Oke, Indonesia dengan 19,5 juta pengguna Twitter adalah negara dengan jumlah pengicau terbesar kelima di dunia setelah AS, Brazil, Jepang, dan Inggris. Oke juga, setidaknya dalam keyakinan para penggunanya, Twitter dan media sosial lain telah menjadi kekuatan sosial baru yang semakin penting. Begitu pentingnya sampai—yang ini masih perlu diteliti lebih cermat dan bakal tak selesai diperdebatkan— berhasil memicu berbagai gerakan dan perubahan sosial. Yang selalu disebut-sebut tentu saja gerakan Koin untuk Prita.
Tapi melebih-lebihkan Revolusi Twitter seolah setara dengan Reformasi 1998 atau bahkan Revolusi Industri, yang praktis telah mengubah tatanan dan kosmologi sosial masyarakat? Tunggu dulu!
#republiktwitter bisa dibilang mewakili insight orang-orang “dalam” jagat media sosial mengenai dirinya sendiri. “Hari ini, suara rakyat itu suara Twitter,” kata Kemal (Tio Pakusadewo), seorang konsultan Komunikasi, kepada Arif Cahyadi (Leroy Osmani), pengusaha yang namanya mendadak jadi trending topic di Twitter.
Meski dengan production value yang rata-rata saja, film ini sebetulnya beralur lancar, enak ditonton, dan menghibur. Berkisah tentang Sukmo (Abimana Aryasetya), mahasiswa miskin dari Yogya yang datang ke Jakarta untuk memenuhi komitmen (cinta) pada wartawan pemula Hanum (Laura Basuki). Di ibukota ia malah terseret dalam bisnis pengelolaan akun Twitter orang-orang penting yang dikelola Belo (Edi Oglek). Pekerjaan yang kemudian menimbulkan komplikasi dalam kerja kewartawanan Hanum dan hubungan baiknya dengan Nadya (Enzy Storia), anak Arif Cahyadi dan pacar teman kuliahnya, Andre (Ben Kasyafani).

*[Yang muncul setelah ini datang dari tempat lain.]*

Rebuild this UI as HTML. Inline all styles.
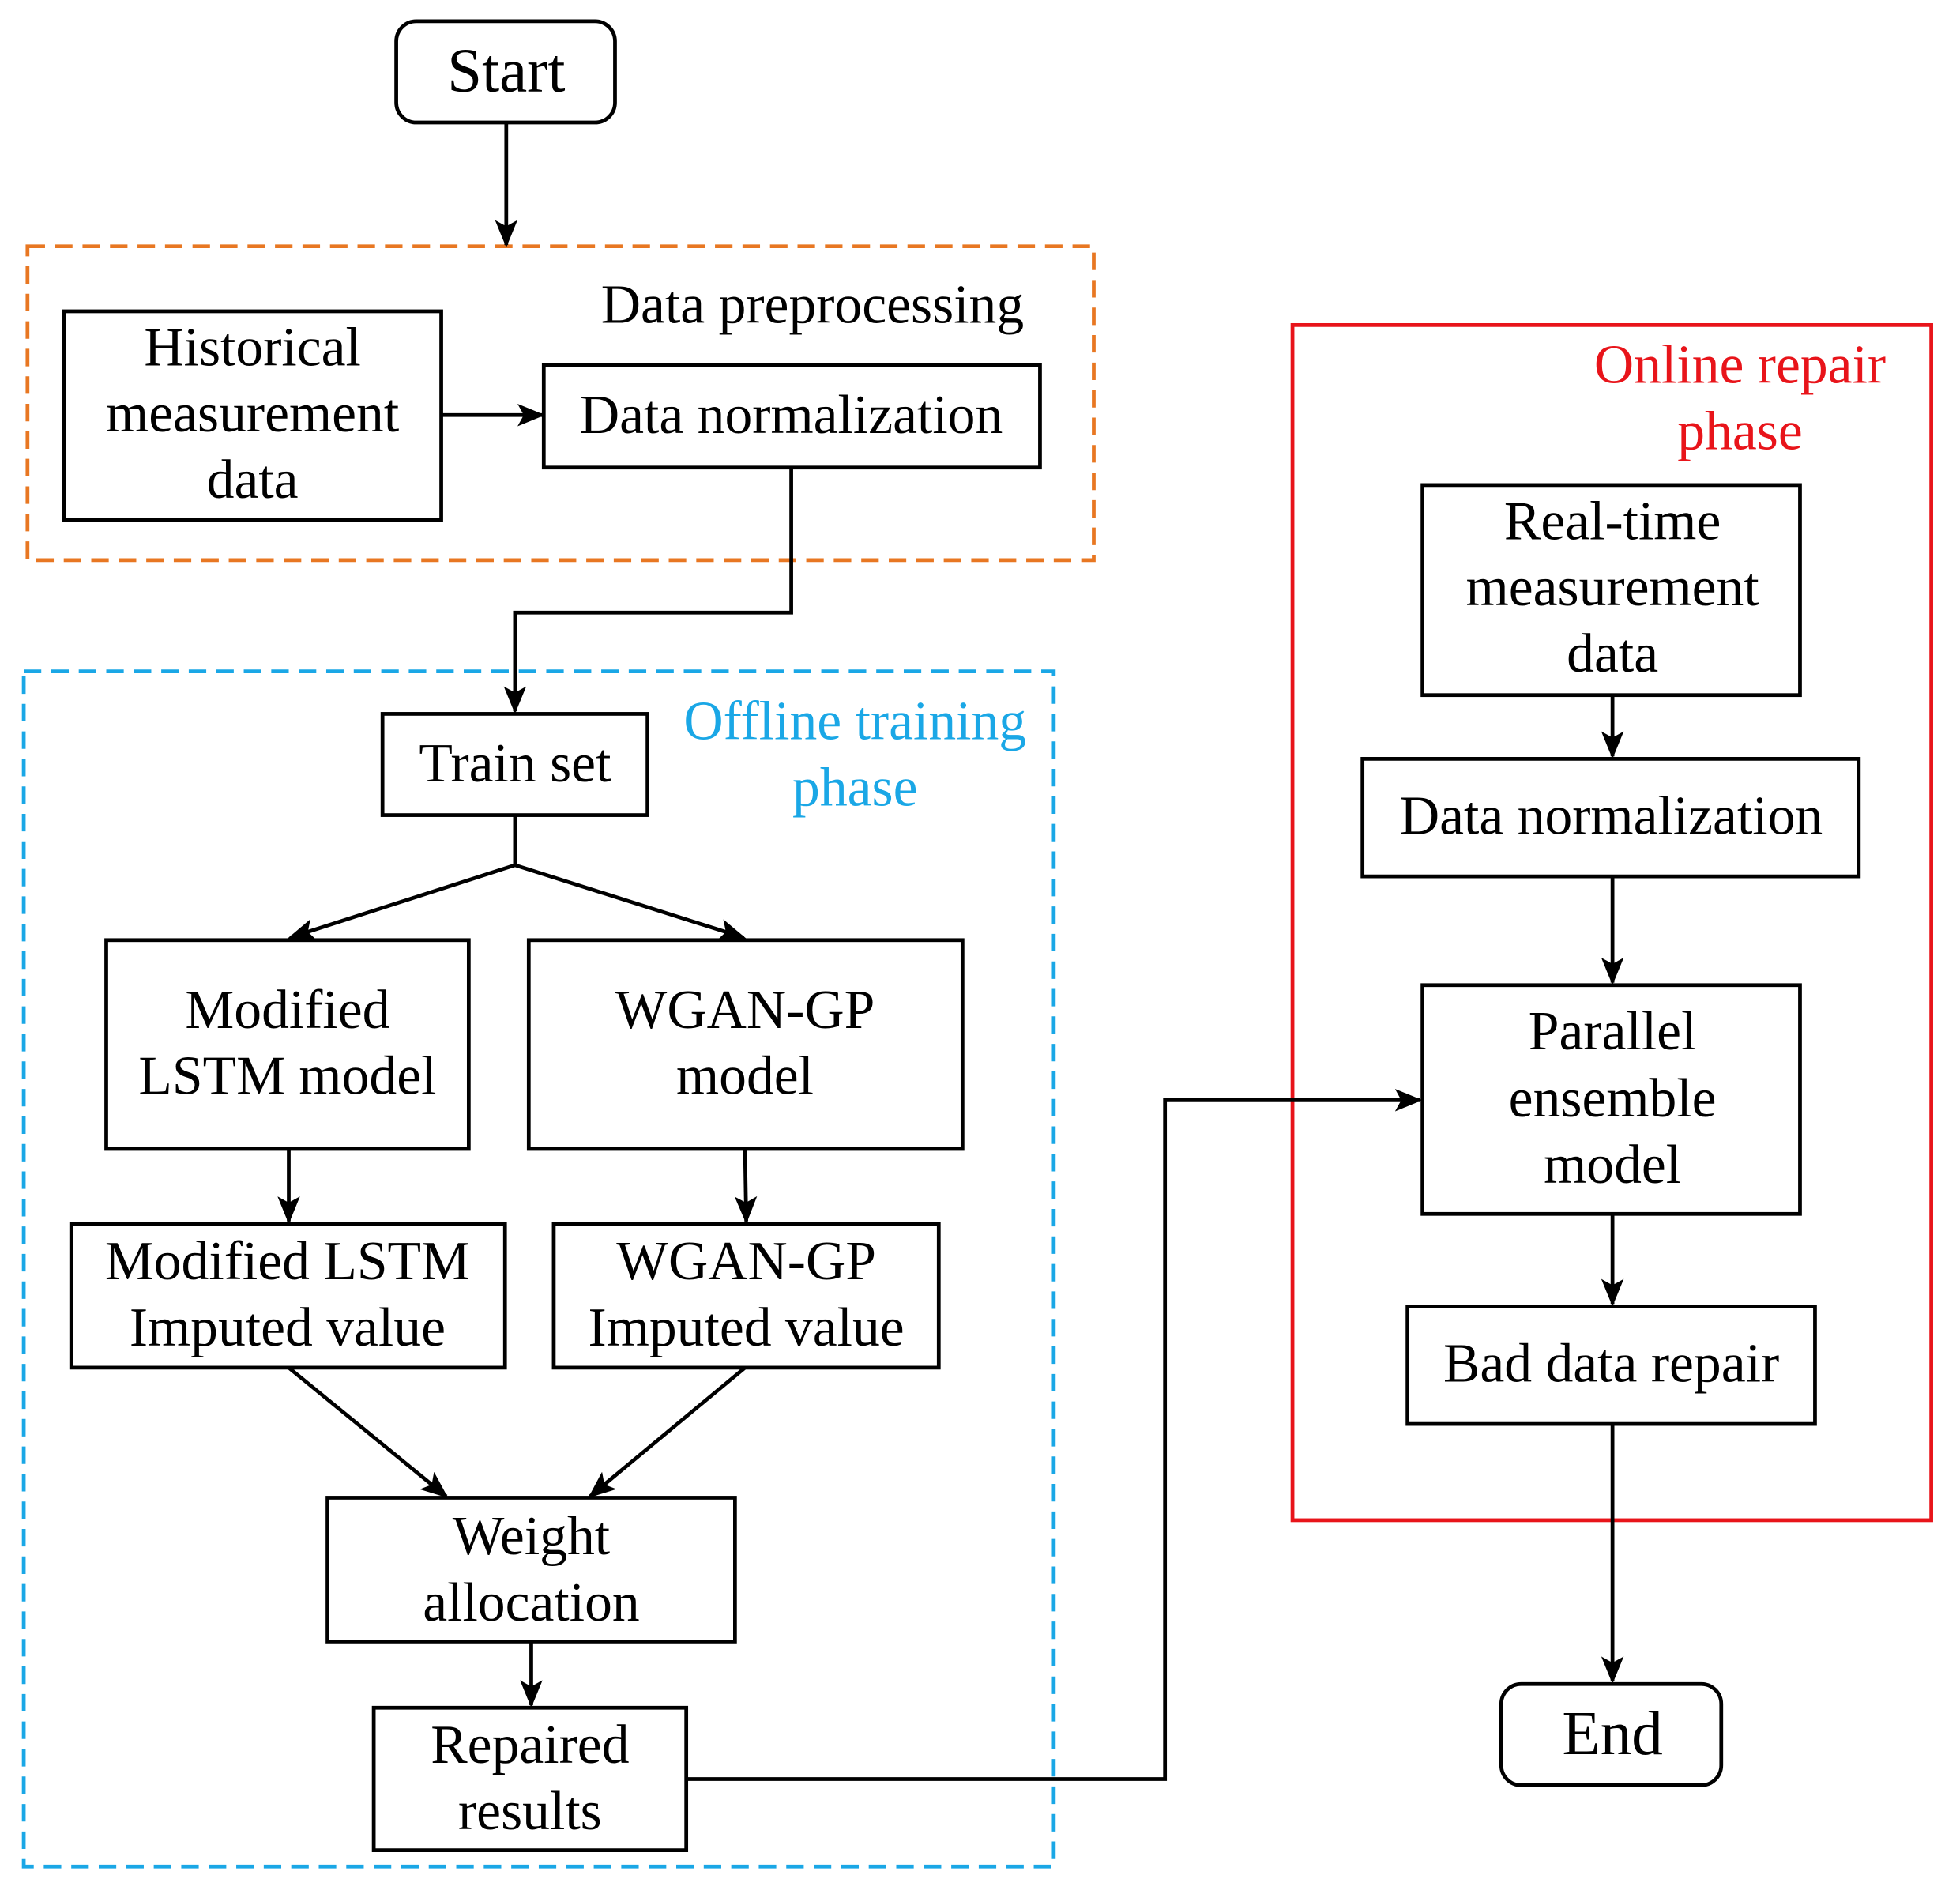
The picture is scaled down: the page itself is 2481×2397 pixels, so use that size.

Persoalannya, film ini dengan sangat pede mengandaikan dalam masyarakat Indonesia era Twitter sekat-sekat dan kelas sosial sudah hancur. Sukmo dan Andre, misalnya, yang berasal dari keluarga sederhana, tidak sedikit pun mengalami benturan kelas dengan cewek-cewek urban Kelas Menengah Jakarta. Barangkali karena, setidaknya seperti digambarkan dalam film ini, Hanum dan Nadya tidak mempunyai cukup pergaulan sosial dengan peer group-nya. Sesuatu yang justru kontradiktif dengan tesis yang dibangunnya sendiri: bahwa Twitter memperluas lingkaran pergaulan penggunanya.
Lebih gawat lagi, kompleksitas politik di tingkat pemilihan gubernur Jakarta, yang belum tentu tuntas diurai dalam satu film tersendiri, disimplifikasi dalam sekadar permainan di linimasa Twitter, yang berpuncak pada trending topic. Akibatnya, yang disoroti setelah itu bukannya bagaimana relevansi dan terutama kesesuaian pencapaian di linimasa dengan realita di lapangan, melainkan soal “etika” dalam rekayasa atau manipulasi penggunaan Twitter oleh orang-orang bayaran.
Lho, bukankah segala hal di linimasa hakikatnya juga rekayasa atau manipulasi? Karena, setidaknya sampai hari ini, belum ada yang bisa membuktikan bahwa dinding pemisah linimasa dan realita sudah benar-benar tiada. Termasuk film ini, kendati diniatkan untuk itu. Akibatnya, film ini jadi terasa sangat tidak meyakinkan.